Single-level nested std::vector of supported std::vector types

std::vector<std::vector<int>>, std::vector<cudaq::pauli_word>, etc.

Number of top-level elements (as a 64-bit integer) followed sizes in bytes of element vectors (as a contiguous array of 64-bit integers) then serialized data of the inner vectors.

For CUDA-Q kernels that return a value, the remote platform supports returning simple data types of bool, integral (e.g., int or std::size_t), and floating-point types (float or double) when MLIR-based compilation is enabled (--enable-mlir).

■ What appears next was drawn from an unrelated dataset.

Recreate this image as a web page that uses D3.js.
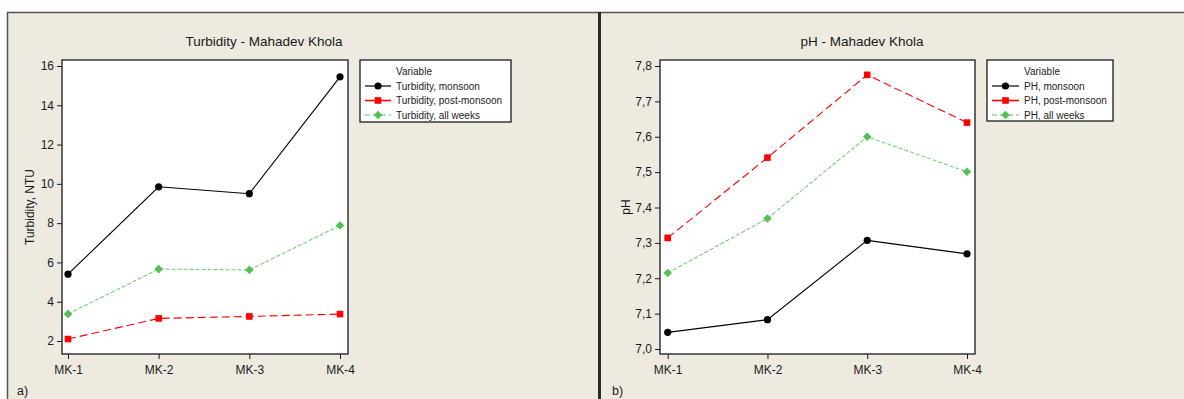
<!DOCTYPE html>
<html>
<head>
<meta charset="utf-8">
<script src="https://cdn.jsdelivr.net/npm/d3@7"></script>
<style>
  body { margin: 0; background: #fff; }
  svg { display: block; font-family: "Liberation Sans", Arial, sans-serif; }
  .tick text { font-size: 12px; fill: #1a1a1a; }
  .tick line { stroke: #1a1a1a; }
</style>
</head>
<body>
<svg></svg>
<script>
// Data

const categories = ['MK-1', 'MK-2', 'MK-3', 'MK-4']

const turbMonsoon = [5.4, 9.85, 9.5, 15.45]
const turbPost = [2.1, 3.15, 3.25, 3.37]
const turbAll = [3.38, 5.66, 5.62, 7.88]
const turbTicks = [2, 4, 6, 8, 10, 12, 14, 16]

const phMonsoon = [7.047, 7.083, 7.307, 7.269]
const phPost = [7.314, 7.541, 7.775, 7.640]
const phAll = [7.215, 7.369, 7.600, 7.501]
const phTicks = [7.0, 7.1, 7.2, 7.3, 7.4, 7.5, 7.6, 7.7, 7.8]

// Series styles

const styles = {
  monsoon: {color: '#000', dash: null, marker: 'circle', legendColor: '#444'},
  post: {color: '#ff0000', dash: '8 4', marker: 'square', legendColor: '#ff0000'},
  all: {color: '#77cc77', dash: '4 2', marker: 'diamond', legendColor: '#8fd88f', markerColor: '#55c155'},
}

// DOM

const width = 1184
const height = 399

const svg = d3.select('svg')
    .attr('width', width)
    .attr('height', height)

const bg = '#eeeae0'

// panel backgrounds
svg.append('rect')
    .attr('x', 7).attr('y', 12)
    .attr('width', 593).attr('height', height)
    .attr('fill', bg)
svg.append('rect')
    .attr('x', 600).attr('y', 12)
    .attr('width', width - 600).attr('height', height)
    .attr('fill', bg)

// panel borders
svg.append('path')
    .attr('d', `M7.5,${height}V12.5H${width}`)
    .attr('fill', 'none')
    .attr('stroke', '#555')
    .attr('stroke-width', 1.5)
svg.append('line')
    .attr('x1', 599.5).attr('x2', 599.5)
    .attr('y1', 12).attr('y2', height)
    .attr('stroke', '#2a2a2a')
    .attr('stroke-width', 3)

function marker(g, type, x, y, color) {
  if (type == 'circle') {
    g.append('circle')
        .attr('cx', x).attr('cy', y).attr('r', 3.6)
        .attr('fill', color)
  }
  else if (type == 'square') {
    g.append('rect')
        .attr('x', x - 3.3).attr('y', y - 3.3)
        .attr('width', 6.6).attr('height', 6.6)
        .attr('fill', color)
  }
  else {
    g.append('path')
        .attr('d', `M${x},${y - 4.3}L${x + 4.3},${y}L${x},${y + 4.3}L${x - 4.3},${y}Z`)
        .attr('fill', color)
  }
}

function drawPanel(cfg) {
  const g = svg.append('g')

  const x = d3.scalePoint()
      .domain(categories)
      .range(cfg.xRange)

  const y = d3.scaleLinear()
      .domain([cfg.ticks[0], cfg.ticks[cfg.ticks.length - 1]])
      .range(cfg.yRange)

  const [px0, px1, py0, py1] = cfg.plot

  g.append('rect')
      .attr('x', px0).attr('y', py0)
      .attr('width', px1 - px0).attr('height', py1 - py0)
      .attr('fill', '#fff')

  const yAxis = g.append('g')
      .attr('transform', `translate(${px0},0)`)
      .call(d3.axisLeft(y)
        .tickValues(cfg.ticks)
        .tickSize(5)
        .tickPadding(3)
        .tickFormat(cfg.format))
  yAxis.select('.domain').remove()

  const xAxis = g.append('g')
      .attr('transform', `translate(0,${py1})`)
      .call(d3.axisBottom(x)
        .tickSize(5)
        .tickPadding(6))
  xAxis.select('.domain').remove()

  const line = d3.line()
      .x((d, i) => x(categories[i]))
      .y(d => y(d))

  _series(cfg).forEach(s => {
    const st = styles[s.key]
    g.append('path')
        .datum(s.values)
        .attr('d', line)
        .attr('fill', 'none')
        .attr('stroke', st.color)
        .attr('stroke-width', 1.1)
        .attr('stroke-dasharray', st.dash)
    s.values.forEach((v, i) => {
      marker(g, st.marker, x(categories[i]), y(v), st.markerColor || st.color)
    })
  })

  g.append('rect')
      .attr('x', px0).attr('y', py0)
      .attr('width', px1 - px0).attr('height', py1 - py0)
      .attr('fill', 'none')
      .attr('stroke', '#1a1a1a')
      .attr('stroke-width', 1.3)

  g.append('text')
      .attr('x', cfg.titleX).attr('y', 46)
      .attr('text-anchor', 'middle')
      .attr('font-size', 13.5)
      .attr('fill', '#1a1a1a')
      .text(cfg.title)

  g.append('text')
      .attr('transform', `translate(${cfg.yLabelX},${cfg.yLabelY}) rotate(-90)`)
      .attr('text-anchor', 'middle')
      .attr('font-size', 12)
      .attr('fill', '#1a1a1a')
      .text(cfg.yLabel)

  g.append('text')
      .attr('x', cfg.tagX).attr('y', 395)
      .attr('font-size', 12.5)
      .attr('fill', '#1a1a1a')
      .text(cfg.tag)

  // Legend
  const [lx0, lx1, ly0, ly1] = cfg.legend
  const lg = g.append('g')
  lg.append('rect')
      .attr('x', lx0).attr('y', ly0)
      .attr('width', lx1 - lx0).attr('height', ly1 - ly0)
      .attr('fill', '#fff')
      .attr('stroke', '#1a1a1a')
      .attr('stroke-width', 1.3)
  lg.append('text')
      .attr('x', cfg.legendText).attr('y', ly0 + 15)
      .attr('font-size', 10)
      .attr('fill', '#222')
      .text('Variable')
  _series(cfg).forEach((s, i) => {
    const st = styles[s.key]
    const ly = ly0 + 26 + i * 14.5
    lg.append('line')
        .attr('x1', lx0 + 5).attr('x2', cfg.legendText - 5)
        .attr('y1', ly).attr('y2', ly)
        .attr('stroke', st.legendColor)
        .attr('stroke-width', 1.6)
        .attr('stroke-dasharray', st.dash ? (s.key == 'post' ? null : '5 3') : null)
    marker(lg, st.marker, (lx0 + cfg.legendText) / 2, ly, st.markerColor || st.color)
    lg.append('text')
        .attr('x', cfg.legendText).attr('y', ly + 3.5)
        .attr('font-size', 10)
        .attr('fill', '#222')
        .text(s.label)
  })
}

function _series(cfg) {
  return [
    {key: 'monsoon', values: cfg.monsoon, label: cfg.prefix + ', monsoon'},
    {key: 'post', values: cfg.post, label: cfg.prefix + ', post-monsoon'},
    {key: 'all', values: cfg.all, label: cfg.prefix + ', all weeks'},
  ]
}

drawPanel({
  title: 'Turbidity - Mahadev Khola',
  titleX: 264,
  yLabel: 'Turbidity, NTU',
  yLabelX: 34,
  yLabelY: 207,
  tag: 'a)',
  tagX: 17,
  prefix: 'Turbidity',
  monsoon: turbMonsoon,
  post: turbPost,
  all: turbAll,
  ticks: turbTicks,
  format: d => d,
  xRange: [68, 340],
  yRange: [341, 66],
  plot: [62, 348, 60, 354],
  legend: [360, 511, 60, 122],
  legendText: 396,
})

drawPanel({
  title: 'pH - Mahadev Khola',
  titleX: 862,
  yLabel: 'pH',
  yLabelX: 630,
  yLabelY: 207,
  tag: 'b)',
  tagX: 612,
  prefix: 'PH',
  monsoon: phMonsoon,
  post: phPost,
  all: phAll,
  ticks: phTicks,
  format: d => d.toFixed(1).replace('.', ','),
  xRange: [667.7, 967],
  yRange: [349, 66],
  plot: [660, 975, 60, 354],
  legend: [987, 1113, 60, 121],
  legendText: 1024,
})
</script>
</body>
</html>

Accessing Simulated Quantum State

The remote MQPU platform supports accessing simulator backend’s state vector via the cudaq::get_state (C++) or cudaq.get_state (Python) APIs, similar to local simulator backends.

State data can be retrieved as a full state vector or as individual basis states’ amplitudes. The later is designed for large quantum states, which incurred data transfer overheads.

state = cudaq.get_state(kernel)
amplitudes = state.amplitudes(['0000', '1111'])
auto state = cudaq::get_state(kernel)
auto amplitudes = state.amplitudes({{0, 0, 0, 0}, {1, 1, 1, 1}});

In the above example, the amplitudes of the two requested states are returned.

For C++ quantum kernels [*] compiled with the CUDA-Q MLIR-based compiler and Python kernels, state accessor is evaluated in a just-in-time/on-demand manner, and hence can be customize to users’ need.

For instance, in the above amplitude access example, if the state vector is very large, e.g., multi-GPU distributed state vectors or tensor-network encoded quantum states, the full state vector will not be retrieved when get_state is called. Instead, when the amplitudes accessor is called, a specific amplitude calculation request will be sent to the server. Thus, only the amplitudes of those basis states will be computed and returned.

Similarly, for state overlap calculation, if deferred state evaluation is available (Python/MLIR-based compiler) for both of the operand quantum states, a custom overlap calculation request will be constructed and sent to the server. Only the final overlap result will be returned, thereby eliminating back-and-forth state data transfers.